A number of studies have shown that PsA patients have high TNF levels in their synovial fluid and synovium, which supports the rationale for using TNF inhibitors12. It has been demonstrated that anti-TNF agents (particularly etanercept, but also infliximab and adalimumab) are effective for the many aspects of PsA, slowing down radiographic progression and improving the patients' quality of life10.
Clinical trials have shown that etanercept is safe, efficacious, and well tolerated in moderate-severe PsA13,14. Atzeni, et al15 studied 11 patients with PsA treated with etanercept and found that increased serum cortisol levels in relation to other adrenocortical hormones such as androstenedione and ACTH was accompanied by clinical improvement. Most of the studies and case reports concerning the use of etanercept in PsA have also reported improvements in the concomitant psoriatic skin lesions, and one study found that patients with psoriasis and mutilating PsA responded excellently to etanercept after withdrawal of cyclosporin A had induced a generalized pustular exacerbation and aggravation of arthritis16.

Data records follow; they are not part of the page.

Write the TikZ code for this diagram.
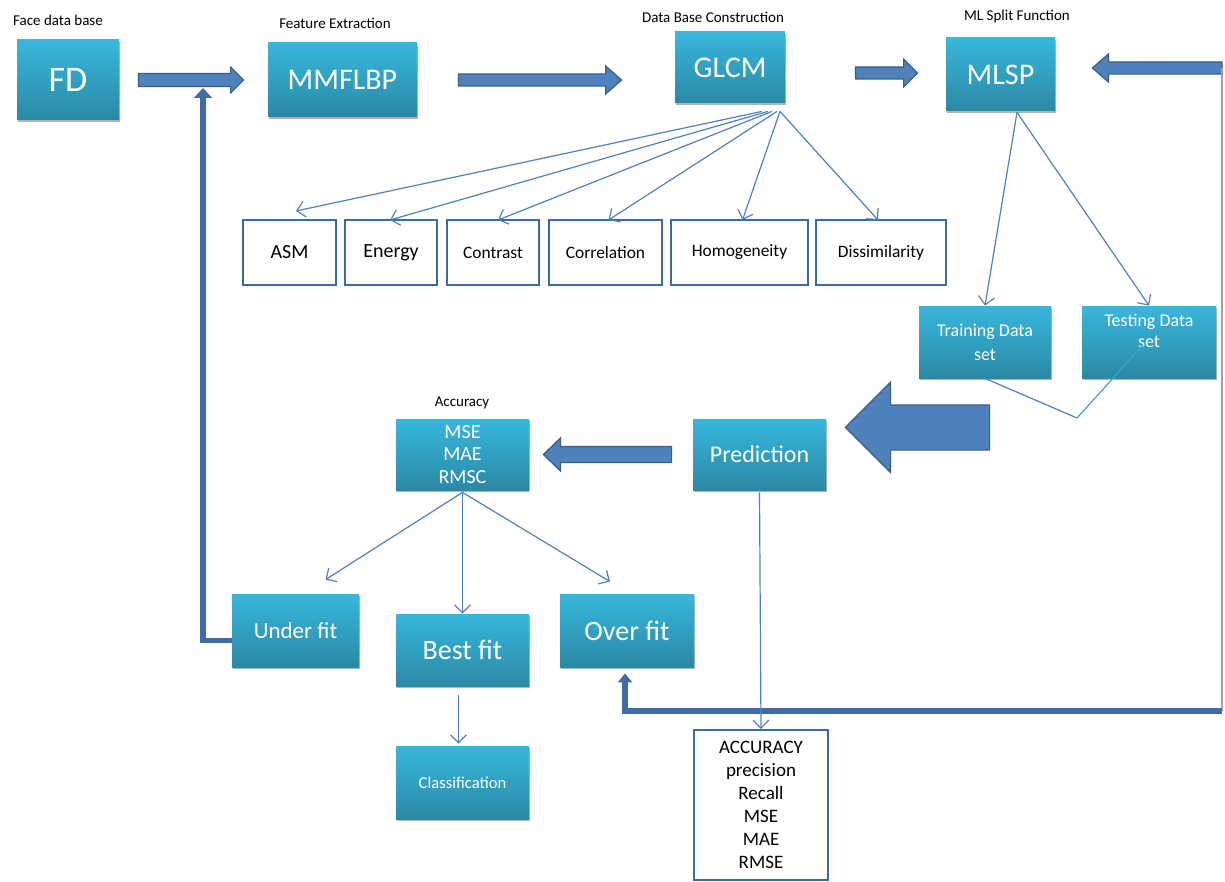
\documentclass[tikz,border=0pt]{standalone}
\usepackage{fontspec}
\setmainfont{Carlito}
\usetikzlibrary{calc,shadows,arrows.meta}
\definecolor{cyT}{HTML}{37B7DD}
\definecolor{cyB}{HTML}{2A89A4}
\definecolor{blk}{HTML}{4F81BD}
\definecolor{blkD}{HTML}{385D8A}
\definecolor{ln}{HTML}{4F81BD}
\definecolor{bx}{HTML}{3C6AA2}
\definecolor{fbc}{HTML}{416BA6}
\newcommand\fsz[2]{\fontsize{#1}{#2}\selectfont}
% block arrow: start, end, shaft half, head half, head length (pt)
\newcommand\barrow[5]{\filldraw[blkarrow] let \p1=#1, \p2=#2, \n1={sign(\x2-\x1)*#5} in
  (\x1,\y1-#3) -- (\x2-\n1,\y1-#3) -- (\x2-\n1,\y1-#4) -- (\x2,\y1) --
  (\x2-\n1,\y1+#4) -- (\x2-\n1,\y1+#3) -- (\x1,\y1+#3) -- cycle;}
\begin{document}
\begin{tikzpicture}[x=0.5pt,y=-0.5pt,
  cbox/.style={rectangle, top color=cyT, bottom color=cyB, draw=none,
    drop shadow={shadow xshift=0.6pt,shadow yshift=-1.2pt,opacity=.3,fill=black},
    text=white, inner sep=0pt, align=center},
  wbox/.style={rectangle, draw=bx, line width=1pt, fill=white, text=black, inner sep=0pt, align=center},
  lab/.style={text=black, font=\fsz{7.5}{9}},
  thinarr/.style={draw=ln, line width=0.6pt, -{Straight Barb[length=4pt,width=8pt]}},
  blkarrow/.style={fill=blk, draw=blkD, line width=0.6pt},
  fbthick/.style={draw=fbc, line width=2.6pt},
]
\useasboundingbox (0,0) rectangle (1225,882);

% labels
\node[lab] (lFD) at (58,20) {Face data base};
\node[lab] (lMM) at (335,23) {Feature Extraction};
\node[lab] (lGL) at (713,17) {Data Base Construction};
\node[lab] (lML) at (1017,17) {ML Split Function};
\node[lab] (lAc) at (462,403) {Accuracy};

% top row
\node[cbox, minimum width=51pt, minimum height=40pt, font=\fsz{18}{20}] (FD) at (68,80) {FD};
\node[cbox, minimum width=74.5pt, minimum height=37pt, font=\fsz{15}{17}] (MMF) at (342.5,80) {MMFLBP};
\node[cbox, minimum width=55pt, minimum height=35.5pt, font=\fsz{15}{17}] (GLCM) at (730,67.5) {GLCM};
\node[cbox, minimum width=54.5pt, minimum height=36.5pt, font=\fsz{15}{17}] (MLSP) at (1000.5,74.5) {MLSP};

% feature boxes
\node[wbox, minimum width=46.5pt, minimum height=32.5pt, font=\fsz{10}{12}] (ASM) at (289.5,252.5) {ASM};
\node[wbox, minimum width=46pt, minimum height=32.5pt, font=\fsz{10}{12}] (Ene) at (391,252.5) {Energy};
\node[wbox, minimum width=46pt, minimum height=32.5pt, font=\fsz{8.7}{10}] (Con) at (493,252.5) {Contrast};
\node[wbox, minimum width=56.5pt, minimum height=32.5pt, font=\fsz{8.7}{10}] (Cor) at (605.5,252.5) {Correlation};
\node[wbox, minimum width=68.5pt, minimum height=32.5pt, font=\fsz{8.7}{10}] (Hom) at (739.5,252.5) {Homogeneity};
\node[wbox, minimum width=65pt, minimum height=32.5pt, font=\fsz{8.7}{10}] (Dis) at (881,252.5) {Dissimilarity};

% split
\node[cbox, minimum width=66pt, minimum height=36pt, font=\fsz{9}{12}] (Train) at (985,342) {Training Data\\set};
\node[cbox, minimum width=67pt, minimum height=36pt] (Test) at (1149,342) {};
\node[text=white, align=center, font=\fsz{9}{10.5}] (TestT) at (1149,331) {Testing Data\\set};

% middle
\node[cbox, minimum width=66.5pt, minimum height=35.5pt, font=\fsz{12}{14}] (Pred) at (759.5,454.5) {Prediction};
\node[cbox, minimum width=66.5pt, minimum height=35.5pt, font=\fsz{10}{11.25}] (Acc) at (462.5,454.5) {MSE\\MAE\\RMSC};

% fits
\node[cbox, minimum width=63.5pt, minimum height=36.5pt, font=\fsz{11.5}{13}] (Under) at (295.5,630.5) {Under fit};
\node[cbox, minimum width=66.5pt, minimum height=36pt, font=\fsz{14}{16}] (Best) at (462.5,650) {Best fit};
\node[cbox, minimum width=67pt, minimum height=36.5pt, font=\fsz{14}{16}] (Over) at (627,630.5) {Over fit};
\node[cbox, minimum width=66.5pt, minimum height=36.5pt, font=\fsz{8.3}{10}] (Class) at (462.5,782.5) {Classification};
\node[wbox, minimum width=67pt, minimum height=75pt, font=\fsz{9.5}{11.5}] (Met) at (761,805) {ACCURACY\\precision\\Recall\\MSE\\MAE\\RMSE};

% block arrows
\coordinate (r1) at (1222,68);
\coordinate (r2) at (1222,711);
\coordinate (uf) at (203,88);
\barrow{($(FD.east)+(19,0)$)}{($(MMF.west)+(-24,0)$)}{3.25}{6.5}{6.5}
\barrow{($(MMF.east)+(41,0)$)}{($(GLCM.west)+(-53,0)$)}{3}{7}{8}
\barrow{($(GLCM.east)+(70,5.5)$)}{($(MLSP.west)+(-28,0)$)}{3}{7}{7}
\barrow{(r1)}{($(MLSP.east)+(37,0)$)}{3}{7}{8}
\barrow{($(Pred.west)+(-21,0)$)}{($(Acc.east)+(14,0)$)}{4}{8.25}{8.5}
\barrow{($(Train.south west)+(71,49)$)}{($(Pred.east)+(19,0)$)}{11.25}{22.5}{22.5}

% feedback lines
\draw[fbthick, -{Triangle[width=9pt,length=5pt]}] ($(Under.west)+(0,10)$) -| (uf);
\draw[draw=blk!70, line width=1.2pt] (r1) -- (r2);
\draw[fbthick, -{Triangle[width=7pt,length=4.5pt]}] (r2) -| ($(Over.south)+(-2,6)$);

% thin arrows from GLCM
\draw[thinarr] ($(GLCM.south)+(32,8)$) -- ($(ASM.north)+(6.5,-8)$);
\draw[thinarr] ($(GLCM.south)+(38,8)$) -- ($(Ene.north)+(-1,1)$);
\draw[thinarr] ($(GLCM.south)+(42,8)$) -- ($(Con.north)+(5,1)$);
\draw[thinarr] ($(GLCM.south)+(47,8)$) -- ($(Cor.north)+(3,1)$);
\draw[thinarr] ($(GLCM.south)+(50,8)$) -- ($(Hom.north)+(3,1)$);
\draw[thinarr] ($(GLCM.south)+(50,8)$) -- ($(Dis.north)+(-3,1)$);

% MLSP split
\draw[thinarr] ($(MLSP.south)+(16.5,1)$) -- (Train.north);
\draw[thinarr] ($(MLSP.south)+(16.5,1)$) -- (Test.north);
\coordinate (vj) at (1077,418);
\draw[draw=ln, line width=0.6pt] (Train.south) -- (vj);
\draw[draw=cyT!60!ln, line width=0.6pt] (vj) -- ($(Test.center)+(-6,3)$);

% accuracy branches
\draw[thinarr] ($(Acc.south)+(0,2)$) -- ($(Under.north)+(30,-14)$);
\draw[thinarr] ($(Acc.south)+(0,2)$) -- (Best.north);
\draw[thinarr] ($(Acc.south)+(0,2)$) -- ($(Over.north)+(-17,-12)$);
\draw[thinarr] ($(Best.south)+(-4,9)$) -- ($(Class.north)+(-4,-2)$);
\draw[thinarr] ($(Pred.south)+(0,2)$) -- (Met.north);
\end{tikzpicture}
\end{document}
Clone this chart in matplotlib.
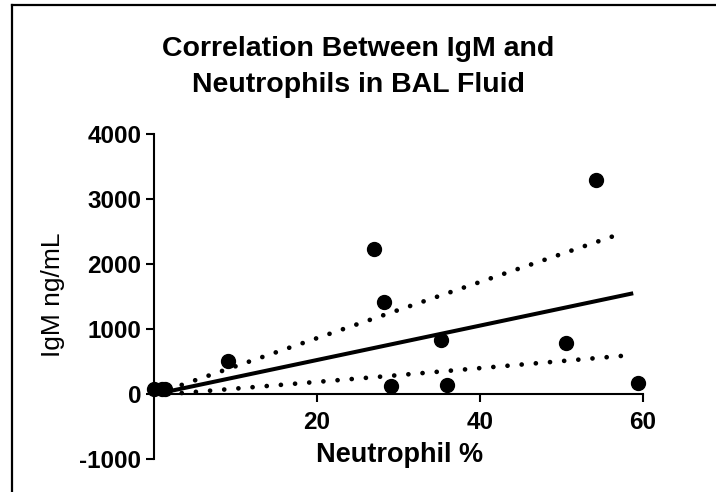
import matplotlib
matplotlib.use("Agg")
import matplotlib.pyplot as plt
from matplotlib.lines import Line2D

plt.rcParams['font.family'] = ['Liberation Sans', 'DejaVu Sans']

# Data
neutrophil_pct = [0.0, 1.0, 1.3, 9.1, 27.0, 28.2, 29.1, 35.2, 35.9, 50.5, 54.2, 59.4]
igm_ng_ml = [75, 75, 70, 510, 2230, 1415, 125, 830, 140, 785, 3290, 170]

fit_x = [1.0, 58.8]
fit_y = [20, 1550]
upper_x = [3.4, 28.9, 57.8]
upper_y = [140, 1245, 2490]
lower_x = [3.4, 28.6, 57.3]
lower_y = [15, 275, 585]

xticks = [20, 40, 60]
yticks = [-1000, 0, 1000, 2000, 3000, 4000]
title = "Correlation Between IgM and\nNeutrophils in BAL Fluid"
xlabel = "Neutrophil %"
ylabel = "IgM ng/mL"

W, H = 716, 492
fig = plt.figure(figsize=(W / 100, H / 100), dpi=100)
fig.patch.set_facecolor('white')

# outer frame (top and left edges visible)
fig.add_artist(Line2D([12 / W, 12 / W], [0, 1 - 5 / H], transform=fig.transFigure,
                      color='black', lw=1.6))
fig.add_artist(Line2D([12 / W, 1], [1 - 5 / H, 1 - 5 / H], transform=fig.transFigure,
                      color='black', lw=1.6))

left, right = 154 / W, 643 / W
bottom, top = 1 - 459 / H, 1 - 134 / H
ax = fig.add_axes([left, bottom, right - left, top - bottom])
ax.set_facecolor('white')

ax.set_xlim(0, 60)
ax.set_ylim(-1000, 4000)

ax.spines['top'].set_visible(False)
ax.spines['right'].set_visible(False)
ax.spines['bottom'].set_position(('data', 0))
for s in ('left', 'bottom'):
    ax.spines[s].set_linewidth(1.5)

ax.set_xticks(xticks)
ax.set_yticks(yticks)
ax.set_xticklabels([str(t) for t in xticks], fontsize=17.5, fontweight='bold')
ax.set_yticklabels([str(t) for t in yticks], fontsize=17.5, fontweight='bold')
ax.tick_params(axis='both', direction='out', length=6, width=1.5)
ax.tick_params(axis='x', pad=6)
ax.tick_params(axis='y', pad=3)

# confidence bands (dotted)
for bx, by in ((upper_x, upper_y), (lower_x, lower_y)):
    ax.plot(bx, by, color='black', lw=3.4, linestyle=(0, (0.01, 3.0)),
            dash_capstyle='round', clip_on=False, zorder=2)

# regression line
ax.plot(fit_x, fit_y, color='black', lw=2.9, solid_capstyle='butt', zorder=3)

# data points
ax.plot(neutrophil_pct, igm_ng_ml, 'o', color='black', ms=10, clip_on=False, zorder=4)

fig.text(358 / W, 1 - 66.5 / H, title, ha='center', va='center', fontsize=20.5,
         fontweight='bold', linespacing=1.5)
fig.text(400 / W, 1 - 455 / H, xlabel, ha='center', va='center', fontsize=19.5,
         fontweight='bold')
fig.text(53 / W, 1 - 295 / H, ylabel, ha='center', va='center', fontsize=19,
         rotation=90)

fig.savefig('out.png', dpi=100, facecolor='white')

Infliximab has been found to reduce epidermal hyperplasia and inflammation in patients with severe psoriasis17; it was also well tolerated, although the improvement in the Psoriasis Area and Severity Index score is associated with a mild infusion reaction. Further, clinical trials in patients with resistant PsA have shown that infliximab improves joint manifestations as well as skin disease, and anecdotal reports, case reports, clinical trials, and post-marketing reports of practice have shown the efficacy of infliximab and other anti-TNF agents in treating both psoriasis and PsA18.
Adalimumab may also be effective in patients who are refractory to DMARD or other systemic drugs, including other anti-TNF agents19. The clinical and radiographic efficacy of adalimumab improving joint and skin manifestations, reducing disability, and inhibiting radiographic progression has been demonstrated during both short- and long-term treatment20, and it also has a good safety profile.
However, some patients with severe PsA are resistant to anti-TNF agents or develop adverse events and require alternative treatment. One recent study has shown the presence of B cell lymphoid aggregates in PsA synovial tissues21, and it has been reported that psoriasis partially remitted following rituximab therapy for non-Hodgkin lymphoma22. Finally, Cohen has described a case in which a patient with severe PsA treated with rituximab showed a dramatic clinical improvement and possible structural effect23. Consequently, rituximab seems to offer a new opportunity for treating PsA and psoriasis, although this will need to be confirmed by clinical trials. Possible approaches to management of psoriasis resistant to standard treatment are summarized in Figure 1.
In conclusion, biological agents are an optimal and well tolerated means of treating patients with psoriasis and PsA refractory to traditional therapy; they also lead to a significant improvement in the quality of life. However, the results depend on an early diagnosis, which requires cooperation between dermatologists and rheumatologists.